__Source code of charts__
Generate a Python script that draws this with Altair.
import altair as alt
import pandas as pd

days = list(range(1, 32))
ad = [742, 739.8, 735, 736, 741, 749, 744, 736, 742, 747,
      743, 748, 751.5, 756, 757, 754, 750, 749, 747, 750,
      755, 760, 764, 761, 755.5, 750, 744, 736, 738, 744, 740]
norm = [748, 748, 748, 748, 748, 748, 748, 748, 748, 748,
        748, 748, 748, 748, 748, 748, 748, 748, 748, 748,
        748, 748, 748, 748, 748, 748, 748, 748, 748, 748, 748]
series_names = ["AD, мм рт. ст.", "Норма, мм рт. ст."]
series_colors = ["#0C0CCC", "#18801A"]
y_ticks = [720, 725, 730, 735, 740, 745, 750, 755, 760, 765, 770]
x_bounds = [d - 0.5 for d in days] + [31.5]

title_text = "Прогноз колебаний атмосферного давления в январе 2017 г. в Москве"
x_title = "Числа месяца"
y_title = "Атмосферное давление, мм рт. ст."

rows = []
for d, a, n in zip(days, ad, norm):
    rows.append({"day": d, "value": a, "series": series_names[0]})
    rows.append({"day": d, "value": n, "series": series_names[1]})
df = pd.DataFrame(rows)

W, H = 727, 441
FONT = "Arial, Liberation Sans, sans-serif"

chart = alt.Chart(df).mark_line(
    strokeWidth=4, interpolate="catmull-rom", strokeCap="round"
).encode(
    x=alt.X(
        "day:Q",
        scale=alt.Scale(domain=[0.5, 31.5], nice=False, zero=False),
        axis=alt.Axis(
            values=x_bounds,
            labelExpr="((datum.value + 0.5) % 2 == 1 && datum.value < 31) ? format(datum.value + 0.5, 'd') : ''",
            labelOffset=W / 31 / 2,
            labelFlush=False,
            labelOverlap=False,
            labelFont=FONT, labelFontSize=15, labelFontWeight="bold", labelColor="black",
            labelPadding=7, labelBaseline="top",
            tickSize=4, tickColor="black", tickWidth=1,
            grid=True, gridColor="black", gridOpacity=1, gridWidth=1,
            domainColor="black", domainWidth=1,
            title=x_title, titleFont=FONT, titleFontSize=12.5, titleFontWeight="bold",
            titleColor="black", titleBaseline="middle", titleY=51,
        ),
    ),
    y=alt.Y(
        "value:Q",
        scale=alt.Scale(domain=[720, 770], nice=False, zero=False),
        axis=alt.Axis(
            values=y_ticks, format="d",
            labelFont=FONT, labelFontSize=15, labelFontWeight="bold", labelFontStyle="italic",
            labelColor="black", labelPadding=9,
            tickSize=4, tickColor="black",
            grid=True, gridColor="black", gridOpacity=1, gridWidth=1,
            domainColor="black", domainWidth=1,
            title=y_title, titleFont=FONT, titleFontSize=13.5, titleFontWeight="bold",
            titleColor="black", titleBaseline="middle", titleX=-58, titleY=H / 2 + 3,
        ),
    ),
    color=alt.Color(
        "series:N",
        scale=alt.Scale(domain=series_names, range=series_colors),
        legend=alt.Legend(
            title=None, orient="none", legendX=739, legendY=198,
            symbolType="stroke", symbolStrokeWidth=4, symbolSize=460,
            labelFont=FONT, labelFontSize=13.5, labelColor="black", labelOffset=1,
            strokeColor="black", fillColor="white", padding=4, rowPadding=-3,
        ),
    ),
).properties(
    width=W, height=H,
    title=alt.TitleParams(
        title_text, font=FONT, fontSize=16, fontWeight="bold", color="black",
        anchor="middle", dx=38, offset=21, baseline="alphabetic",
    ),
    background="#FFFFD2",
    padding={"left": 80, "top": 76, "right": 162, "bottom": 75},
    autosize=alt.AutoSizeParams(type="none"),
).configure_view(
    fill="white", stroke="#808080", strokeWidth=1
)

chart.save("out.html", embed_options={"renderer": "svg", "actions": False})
---
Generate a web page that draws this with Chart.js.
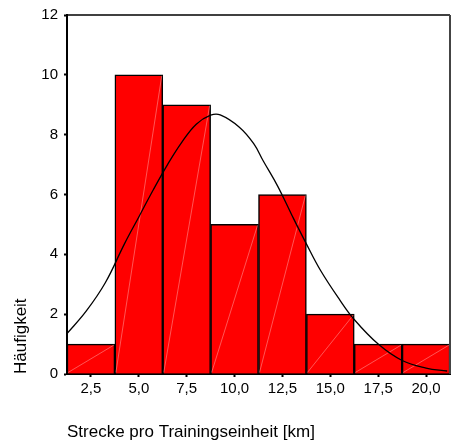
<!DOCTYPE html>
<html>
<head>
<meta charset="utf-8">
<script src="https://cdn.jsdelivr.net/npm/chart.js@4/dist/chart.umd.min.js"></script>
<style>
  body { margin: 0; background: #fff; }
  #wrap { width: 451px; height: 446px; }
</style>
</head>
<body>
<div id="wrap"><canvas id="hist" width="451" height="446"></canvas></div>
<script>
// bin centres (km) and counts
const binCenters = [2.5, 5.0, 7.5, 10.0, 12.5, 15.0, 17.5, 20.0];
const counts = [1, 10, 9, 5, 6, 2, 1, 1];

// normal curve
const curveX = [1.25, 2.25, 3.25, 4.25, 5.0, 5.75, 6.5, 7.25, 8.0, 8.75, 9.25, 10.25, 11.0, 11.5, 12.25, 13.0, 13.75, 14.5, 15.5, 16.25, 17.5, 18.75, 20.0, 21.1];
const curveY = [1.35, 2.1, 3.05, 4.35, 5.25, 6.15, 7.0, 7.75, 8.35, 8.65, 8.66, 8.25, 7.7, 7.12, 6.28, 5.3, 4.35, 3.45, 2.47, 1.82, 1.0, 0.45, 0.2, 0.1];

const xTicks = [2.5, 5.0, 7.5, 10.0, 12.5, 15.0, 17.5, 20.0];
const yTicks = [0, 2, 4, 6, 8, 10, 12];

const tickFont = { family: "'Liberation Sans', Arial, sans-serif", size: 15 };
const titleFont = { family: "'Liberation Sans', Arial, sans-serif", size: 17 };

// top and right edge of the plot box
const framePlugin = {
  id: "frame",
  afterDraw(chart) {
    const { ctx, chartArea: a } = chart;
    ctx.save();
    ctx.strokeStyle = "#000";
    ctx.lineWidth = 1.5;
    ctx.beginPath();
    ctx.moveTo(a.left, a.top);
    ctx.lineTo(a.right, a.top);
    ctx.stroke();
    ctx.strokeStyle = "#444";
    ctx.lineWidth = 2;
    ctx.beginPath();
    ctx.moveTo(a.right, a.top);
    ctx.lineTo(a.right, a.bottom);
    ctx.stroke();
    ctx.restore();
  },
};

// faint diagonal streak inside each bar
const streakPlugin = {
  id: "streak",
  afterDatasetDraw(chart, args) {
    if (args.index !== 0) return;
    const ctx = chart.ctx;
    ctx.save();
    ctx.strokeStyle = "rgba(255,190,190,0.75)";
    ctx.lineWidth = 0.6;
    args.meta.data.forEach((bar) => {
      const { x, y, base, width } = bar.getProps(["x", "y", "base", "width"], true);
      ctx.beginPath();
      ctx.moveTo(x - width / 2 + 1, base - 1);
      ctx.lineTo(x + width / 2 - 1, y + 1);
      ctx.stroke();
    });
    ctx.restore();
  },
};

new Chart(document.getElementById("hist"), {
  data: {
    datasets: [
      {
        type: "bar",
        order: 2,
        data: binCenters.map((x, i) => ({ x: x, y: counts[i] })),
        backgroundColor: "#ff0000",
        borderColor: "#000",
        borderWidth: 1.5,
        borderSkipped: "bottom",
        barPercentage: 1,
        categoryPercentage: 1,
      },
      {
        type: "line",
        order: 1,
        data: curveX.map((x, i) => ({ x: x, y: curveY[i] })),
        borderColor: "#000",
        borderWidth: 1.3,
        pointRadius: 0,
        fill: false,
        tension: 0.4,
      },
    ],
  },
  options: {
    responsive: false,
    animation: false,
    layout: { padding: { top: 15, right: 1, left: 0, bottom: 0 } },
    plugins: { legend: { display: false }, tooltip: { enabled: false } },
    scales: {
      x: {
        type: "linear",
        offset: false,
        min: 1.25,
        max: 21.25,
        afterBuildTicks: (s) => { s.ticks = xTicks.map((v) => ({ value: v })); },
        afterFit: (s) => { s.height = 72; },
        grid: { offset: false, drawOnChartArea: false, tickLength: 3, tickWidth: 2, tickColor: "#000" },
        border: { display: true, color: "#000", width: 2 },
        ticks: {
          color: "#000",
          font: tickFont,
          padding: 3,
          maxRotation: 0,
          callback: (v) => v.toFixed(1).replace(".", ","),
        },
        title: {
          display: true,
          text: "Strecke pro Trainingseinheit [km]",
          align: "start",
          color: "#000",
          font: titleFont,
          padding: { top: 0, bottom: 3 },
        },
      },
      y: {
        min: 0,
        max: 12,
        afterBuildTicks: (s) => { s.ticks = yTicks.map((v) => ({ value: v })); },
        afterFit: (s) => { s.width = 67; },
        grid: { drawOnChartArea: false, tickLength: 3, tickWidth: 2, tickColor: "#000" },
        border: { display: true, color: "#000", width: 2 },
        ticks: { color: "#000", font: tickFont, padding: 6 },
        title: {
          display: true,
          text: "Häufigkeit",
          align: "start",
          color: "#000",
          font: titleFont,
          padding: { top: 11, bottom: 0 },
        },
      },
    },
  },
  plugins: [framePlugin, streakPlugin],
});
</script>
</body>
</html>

__Exercise details__
Scan the records for the string "this". Copy each line in which it appears.

__The reply__
Generate a Python script that draws this with Altair.
Generate a web page that draws this with Chart.js.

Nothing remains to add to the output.